Jednostronne derby
Ekipa z Dankowic zdominowała przebieg derbowego spotkania z beniaminkiem Ligi Okręgowej Bielsko-Tyskiej i wysoko pokonała Sokół Hecznarowice.
- Przeciwnik nie stawił większego oporu, szczególnie jak na warunki derbowe. Wynik, który nas cieszy, odzwierciedla losy meczu - przyznał trener Pasjonata, Andrzej Tomala.
Przez blisko 20. minut ekipa z Hecznarowic była w miarę równorzędnym przeciwnikiem dla wyżej notowanego Pasjonata. Wszystko uległo jedna zmianie, gdy dankowiczanie znaleźli receptę na przełamanie defensywy Sokoła. W 22. minucie Błażej Cięciel skutecznie dobił piłkę, która odbiła się od poprzeczki po rzucie wolnym Wojciecha Sadloka. Chwilę później było już 2:0, gdy Adrian Herok prostopadłym podaniem "obsłużył" Macieja Pietrzyka. W końcówce pierwszej połowy bramkę fetował jeszcze Sadlok, wykorzystując sytuację sam na sam z bramkarzem Sokoła.

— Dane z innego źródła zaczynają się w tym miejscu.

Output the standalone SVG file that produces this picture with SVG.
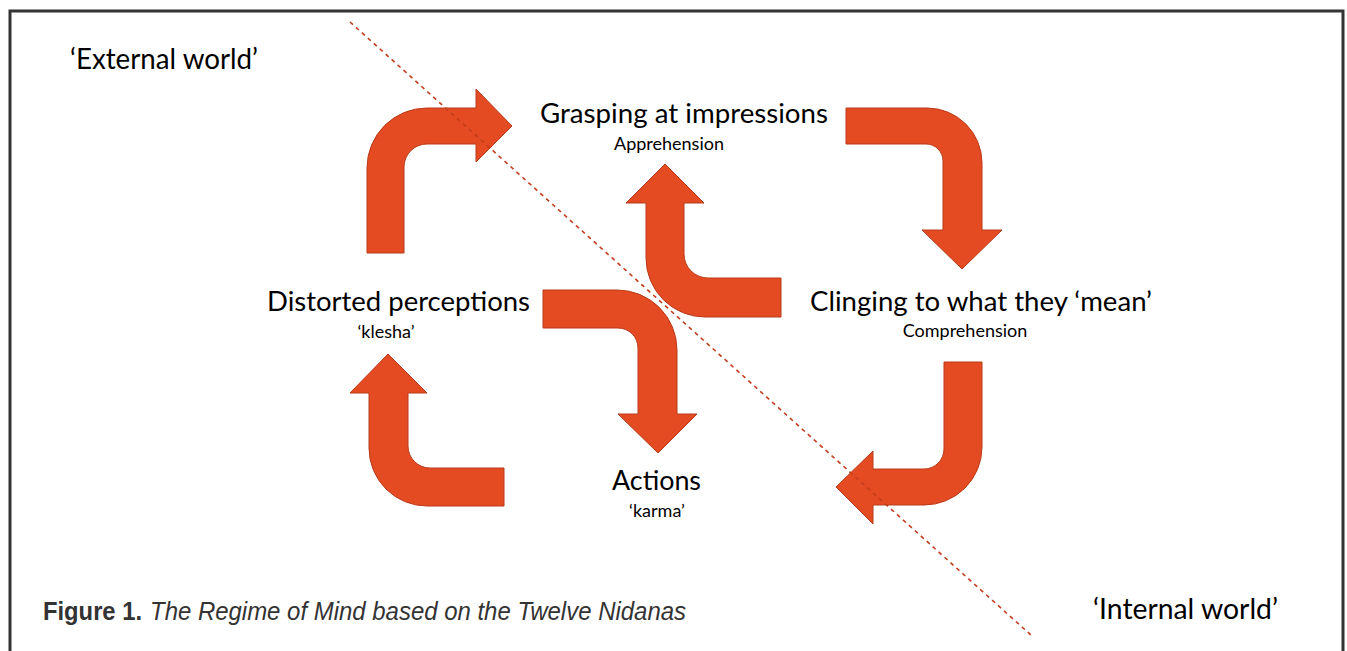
<svg xmlns="http://www.w3.org/2000/svg" width="1347" height="651" viewBox="0 0 1347 651">
<style>
.arr{fill:#E54B22;stroke:#B93A1A;stroke-width:1}
.lbl{font-family:Lato,"Open Sans","Liberation Sans",sans-serif;fill:#000;font-size:26px}
.sub{font-family:Lato,"Open Sans","Liberation Sans",sans-serif;fill:#000;font-size:18px}
.world{font-family:Lato,"Open Sans","Liberation Sans",sans-serif;fill:#000;font-size:28px}
.cap{font-family:"Liberation Sans",Arial,sans-serif;fill:#333;font-size:26px}
</style>
<rect width="1347" height="651" fill="#fff"/>
<path d="M10,651 V11 H1343 V651" fill="none" stroke="#333" stroke-width="3"/>
<g id="connectors">
<path id="arrow-1" class="arr" d="M367,253 V168 A60,60 0 0 1 427,108 H476 V89 L512,126 L476,162 V144 H427 A23,23 0 0 0 404,167 V253 Z"/>
<path id="arrow-2" class="arr" d="M846,108 H927 A55,55 0 0 1 982,163 V230 H1002 L962,269 L922,230 H943 V161 A17,17 0 0 0 926,144 H846 Z"/>
<path id="arrow-3" class="arr" d="M781,278 H708 A24,24 0 0 1 684,254 V203 H704 L665,164 L626,203 H646 V258 A59,59 0 0 0 705,317 H781 Z"/>
<path id="arrow-4" class="arr" d="M543,290 H617 A60,60 0 0 1 677,350 V414 H697 L658,453 L618,414 H638 V348 A20,20 0 0 0 618,328 H543 Z"/>
<path id="arrow-5" class="arr" d="M944,362 H982 V447 A58,58 0 0 1 924,505 H873 V524 L836,487 L873,451 V469 H924 A20,20 0 0 0 944,449 Z"/>
<path id="arrow-6" class="arr" d="M504,468 H430 A22,22 0 0 1 408,446 V393 H427 L388,354 L350,393 H369 V448 A58,58 0 0 0 427,506 H504 Z"/>
</g>
<line x1="350" y1="22" x2="1032" y2="636" stroke="#C23D1C" stroke-width="1.6" stroke-dasharray="4 4"/>
<g id="external"><text class="world" x="70" y="69" textLength="188" lengthAdjust="spacingAndGlyphs">‘External world’</text></g>
<g id="internal"><text class="world" x="1093" y="619" textLength="185" lengthAdjust="spacingAndGlyphs">‘Internal world’</text></g>
<g id="grasping">
<text class="lbl" x="540" y="123" textLength="288" lengthAdjust="spacingAndGlyphs">Grasping at impressions</text>
<text class="sub" x="669" y="150" text-anchor="middle">Apprehension</text>
</g>
<g id="clinging">
<text class="lbl" x="810" y="311" textLength="342" lengthAdjust="spacingAndGlyphs">Clinging to what they ‘mean’</text>
<text class="sub" x="965" y="337" text-anchor="middle">Comprehension</text>
</g>
<g id="distorted">
<text class="lbl" x="267" y="311" textLength="263" lengthAdjust="spacingAndGlyphs">Distorted perceptions</text>
<text class="sub" x="386" y="338" text-anchor="middle">‘klesha’</text>
</g>
<g id="actions">
<text class="lbl" x="612" y="490" textLength="89" lengthAdjust="spacingAndGlyphs">Actions</text>
<text class="sub" x="657" y="517" text-anchor="middle">‘karma’</text>
</g>
<g id="caption">
<text class="cap" x="43" y="620" font-weight="bold" textLength="99" lengthAdjust="spacingAndGlyphs">Figure 1.</text>
<text class="cap" x="150" y="620" font-style="italic" textLength="536" lengthAdjust="spacingAndGlyphs">The Regime of Mind based on the Twelve Nidanas</text>
</g>
</svg>
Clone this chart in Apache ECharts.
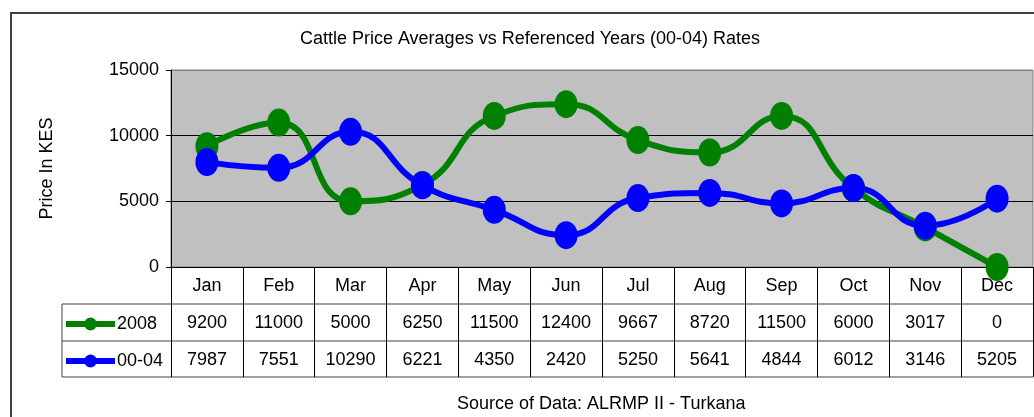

Nie zamierzał Pasjonat włączać "trybu ekonomicznego" po przerwie. Już w 47. minucie na 4:0 trafił Herok wygrywając pojedynek "oko w oko" z golkiperem gości. Nieco ponad 10 później znów z bramki cieszył się Herok, tym razem po podaniu Pietrzyka. W 76. minucie na listę strzelców wpisał się Michał Sewera, a końcowym rezultacie 7:0 zadecydowała bramka Ksawerego Szewczyka, który przymierzył celnie z okolic "16".